Jerry Kalogiratos: I think we have some time until we cross that bridge. And we have been always prudent in the way that we calculate our capital reserve even notionally. So despite this being a non-amortizing instrument, we are still — when we’re looking at the cash we generate, we allocate notional cash under capital reserve. But having said that, I think the base scenario is right now that we will potentially refinance with a similar bond closer to maturity. The market, the Athens Stock Exchange seems to be open. There has been a placement by another issuer recently and not very different pricing compared to what we achieved a year ago or so. So — but this is — at the same time, we are also creating a lot of headway in terms of our leverage. I mean, we are repaying about $88 million of debt amortization every year. We have Unencumbered assets. We are generating cash. So one way or another, I think we don’t — we’re not particularly concerned about that maturity.

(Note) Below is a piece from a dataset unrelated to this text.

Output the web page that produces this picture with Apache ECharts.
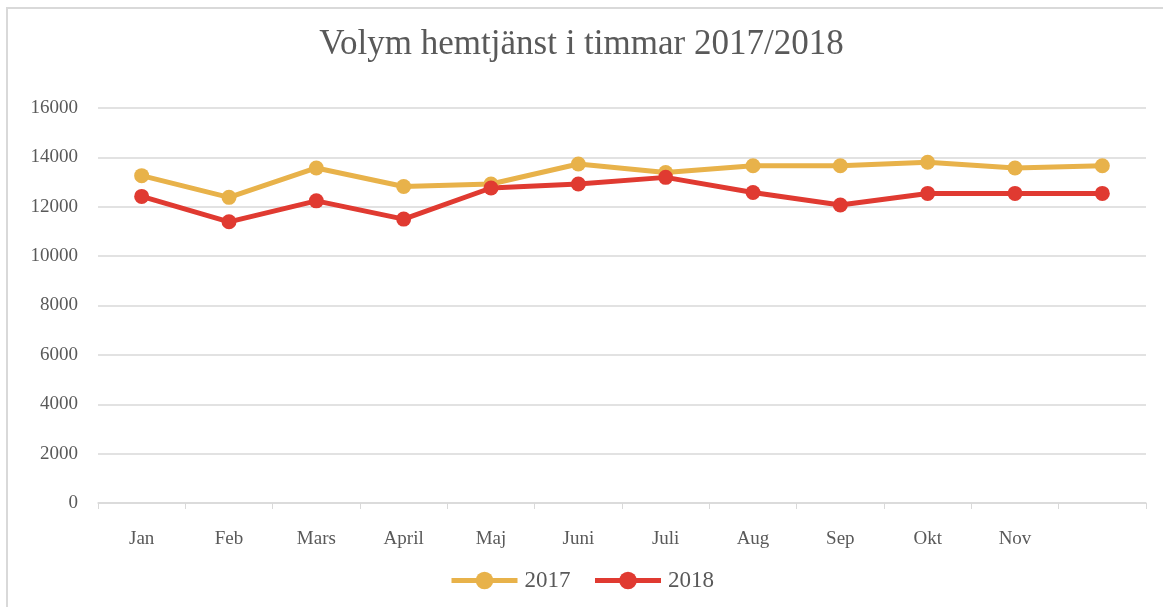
<!DOCTYPE html>
<html>
<head>
<meta charset="utf-8">
<script src="https://cdn.jsdelivr.net/npm/echarts@6/dist/echarts.min.js"></script>
<style>
html, body { margin: 0; padding: 0; background: #fff; overflow: hidden; }
#frame { position: absolute; left: 6px; top: 7px; width: 1180px; height: 630px; border: 2px solid #d9d9d9; }
#main { position: absolute; left: 0; top: 0; width: 1163px; height: 607px; }
</style>
</head>
<body>
<div id="frame"></div>
<div id="main"></div>
<script>
// months, last slot has no label in the original
var months = ['Jan', 'Feb', 'Mars', 'April', 'Maj', 'Juni', 'Juli', 'Aug', 'Sep', 'Okt', 'Nov', ''];
var hours2017 = [13260, 12380, 13570, 12820, 12920, 13730, 13390, 13660, 13660, 13800, 13570, 13660];
var hours2018 = [12420, 11390, 12240, 11500, 12760, 12920, 13190, 12580, 12070, 12540, 12540, 12540];
var yTicks = [0, 2000, 4000, 6000, 8000, 10000, 12000, 14000, 16000];

var fontName = '"Liberation Serif", "DejaVu Serif", serif';
var textColor = '#595959';

var myChart = echarts.init(document.getElementById('main'));

function makeSeries(name, data, color) {
    return {
        name: name,
        type: 'line',
        data: data,
        symbol: 'circle',
        symbolSize: 15,
        showSymbol: true,
        lineStyle: { width: 5, color: color },
        itemStyle: { color: color },
        animation: false
    };
}

var option = {
    color: ['#E8B24A', '#E03A31'],
    title: {
        left: 'center',
        top: 22,
        text: 'Volym hemtjänst i timmar 2017/2018',
        textStyle: {
            fontFamily: fontName,
            fontWeight: 'normal',
            fontSize: 35,
            color: textColor
        }
    },
    grid: {
        top: 108,
        left: 98,
        right: 17,
        bottom: 104
    },
    legend: {
        data: ['2017', '2018'],
        bottom: 10,
        left: 'center',
        itemWidth: 66,
        itemHeight: 22,
        itemGap: 22,
        lineStyle: { width: 5 },
        textStyle: {
            fontFamily: fontName,
            fontSize: 23,
            color: textColor,
            padding: [0, 0, 0, 2]
        }
    },
    xAxis: {
        type: 'category',
        data: months,
        boundaryGap: true,
        axisLine: { lineStyle: { color: '#d9d9d9', width: 1.5 } },
        axisTick: { show: true, length: 6, lineStyle: { color: '#d9d9d9' } },
        axisLabel: {
            margin: 27,
            interval: 0,
            fontFamily: fontName,
            fontSize: 19,
            color: textColor
        },
        splitLine: { show: false }
    },
    yAxis: {
        type: 'value',
        min: yTicks[0],
        max: yTicks[yTicks.length - 1],
        interval: yTicks[1] - yTicks[0],
        axisLine: { show: false },
        axisTick: { show: false },
        axisLabel: {
            margin: 20,
            fontFamily: fontName,
            fontSize: 19,
            color: textColor,
            formatter: function (v) { return String(v); }
        },
        splitLine: { lineStyle: { color: '#d9d9d9', width: 1.5 } }
    },
    series: [
        makeSeries('2017', hours2017, '#E8B24A'),
        makeSeries('2018', hours2018, '#E03A31')
    ]
};

myChart.setOption(option);
</script>
</body>
</html>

Frank Galanti: That makes sense. And one more, if I could. Just in terms of — you said about a quarter to fifth of capital to be returned to shareholders. And now that all the vessel drop-downs have been completed, can you sort of talk about how you are thinking about the split between share buybacks and distributions?
Jerry Kalogiratos: Yes. I think it’s that very logical that we have communicated in the past, and we have said that once the drop-downs are complete, that we will reconsider our distribution policy in line always with the strategy. And I think that if you look at what we’re doing today, that is unit buybacks and distributions, we’re actually quite close to these targets, having also somewhat increased the pace of our unit buybacks over the last few months. Now, I think the difference compared to when we started is, of course, the current rate — interest rate environment. I mean, when we started thinking about the drop-downs and the potential distribution uptick and — but it is a very different interest rate environment, and until we have more visibility with regard to the forward interest care will continue with the same communicated distribution guidance of $0.15 per quarter.

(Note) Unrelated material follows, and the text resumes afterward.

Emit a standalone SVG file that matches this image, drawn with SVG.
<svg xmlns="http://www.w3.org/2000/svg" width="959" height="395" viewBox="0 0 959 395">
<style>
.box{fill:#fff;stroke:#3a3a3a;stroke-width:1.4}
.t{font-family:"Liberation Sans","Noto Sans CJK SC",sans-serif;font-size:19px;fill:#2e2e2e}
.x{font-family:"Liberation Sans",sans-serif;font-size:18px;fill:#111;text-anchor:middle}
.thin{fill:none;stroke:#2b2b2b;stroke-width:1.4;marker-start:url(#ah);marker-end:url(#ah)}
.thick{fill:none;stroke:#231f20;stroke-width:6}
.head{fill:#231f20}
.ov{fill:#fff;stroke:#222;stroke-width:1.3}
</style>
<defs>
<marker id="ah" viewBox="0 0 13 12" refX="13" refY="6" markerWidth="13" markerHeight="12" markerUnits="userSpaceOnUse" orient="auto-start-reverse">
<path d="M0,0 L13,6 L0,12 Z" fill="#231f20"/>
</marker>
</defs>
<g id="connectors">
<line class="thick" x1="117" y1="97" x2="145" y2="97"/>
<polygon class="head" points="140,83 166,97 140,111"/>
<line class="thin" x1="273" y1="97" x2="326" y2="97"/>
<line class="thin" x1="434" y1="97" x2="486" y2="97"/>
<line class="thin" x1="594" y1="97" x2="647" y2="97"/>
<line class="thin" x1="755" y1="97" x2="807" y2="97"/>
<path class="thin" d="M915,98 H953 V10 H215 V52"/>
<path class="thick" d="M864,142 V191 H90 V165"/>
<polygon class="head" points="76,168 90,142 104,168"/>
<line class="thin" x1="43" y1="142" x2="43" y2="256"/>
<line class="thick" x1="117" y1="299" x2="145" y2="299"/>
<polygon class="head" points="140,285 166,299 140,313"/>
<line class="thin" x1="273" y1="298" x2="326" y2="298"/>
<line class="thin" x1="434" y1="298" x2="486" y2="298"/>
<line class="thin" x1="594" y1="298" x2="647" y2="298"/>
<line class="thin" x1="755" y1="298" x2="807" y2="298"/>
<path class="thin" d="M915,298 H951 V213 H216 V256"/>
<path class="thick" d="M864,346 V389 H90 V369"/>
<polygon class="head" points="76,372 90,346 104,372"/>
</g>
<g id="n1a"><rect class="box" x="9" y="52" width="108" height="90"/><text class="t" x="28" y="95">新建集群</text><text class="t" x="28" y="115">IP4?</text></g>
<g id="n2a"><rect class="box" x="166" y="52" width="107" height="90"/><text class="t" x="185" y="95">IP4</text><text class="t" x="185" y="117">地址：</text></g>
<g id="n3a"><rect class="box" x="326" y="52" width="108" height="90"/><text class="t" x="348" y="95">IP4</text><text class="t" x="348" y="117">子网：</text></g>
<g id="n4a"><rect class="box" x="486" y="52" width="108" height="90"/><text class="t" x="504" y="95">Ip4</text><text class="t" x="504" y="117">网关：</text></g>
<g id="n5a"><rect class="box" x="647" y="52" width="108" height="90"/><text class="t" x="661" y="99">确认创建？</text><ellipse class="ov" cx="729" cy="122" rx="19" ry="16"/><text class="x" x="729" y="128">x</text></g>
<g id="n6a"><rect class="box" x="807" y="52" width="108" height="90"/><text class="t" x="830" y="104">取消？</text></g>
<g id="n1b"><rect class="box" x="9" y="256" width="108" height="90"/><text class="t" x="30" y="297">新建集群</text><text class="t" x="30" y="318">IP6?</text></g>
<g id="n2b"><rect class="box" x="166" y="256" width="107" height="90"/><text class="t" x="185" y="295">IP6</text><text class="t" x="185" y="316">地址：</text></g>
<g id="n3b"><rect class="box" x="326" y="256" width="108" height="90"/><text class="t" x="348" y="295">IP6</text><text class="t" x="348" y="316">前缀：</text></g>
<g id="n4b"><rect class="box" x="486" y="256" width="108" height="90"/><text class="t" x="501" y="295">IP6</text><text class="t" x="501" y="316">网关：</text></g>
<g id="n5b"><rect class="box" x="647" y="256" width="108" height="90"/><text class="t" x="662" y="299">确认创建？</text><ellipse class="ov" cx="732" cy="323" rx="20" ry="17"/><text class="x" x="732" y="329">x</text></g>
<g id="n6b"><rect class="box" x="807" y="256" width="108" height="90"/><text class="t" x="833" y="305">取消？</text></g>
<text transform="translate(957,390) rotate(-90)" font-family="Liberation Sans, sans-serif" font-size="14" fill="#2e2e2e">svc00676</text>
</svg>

The Fed decision just two days ago clearly demonstrates that we’re not past that increasing interest rate cycle. So, I think we are in line with our stated policy with regard to how we allocate our cash flows. But of course, we are going to be mindful of the interest rate environment and changing circumstances as to how we look at this in the future.
Operator: Our next question is from Climent Molins [ph] with Value Investor’s Edge. Please proceed with your question.
Unidentified Analyst: I wanted to ask a bit about the environmental upgrades you’ve done over the past few months. Could you speak a bit about what kind of efficiency improvement are you looking at? And secondly, you mentioned that Hapag has paid for part of the cost. Should we expect charterers to put part of the bill on other potential average going forward?
Jerry Kalogiratos: That’s a great question. So, the bow modification and the self-polishing silyl acrylate paints, each of them, theoretically, they will give you net efficiency gains anywhere between 2% to 4%, but it’s not always — they don’t always work, as you would expect. So, it’s not necessarily that you would expect 4 plus 4 equals 8%. But they definitely make a difference. We expect that this will help the CII rating of the vessel and of course, the energy efficiency. I think we can maybe — in a couple of quarters from now, we can revisit this and give you actual numbers, because these are, for the moment, theoretical. But from other bow modifications and use of paints, we see that they can be meaningful. And of course, the benefit is here for the charterer who pays for the bankers.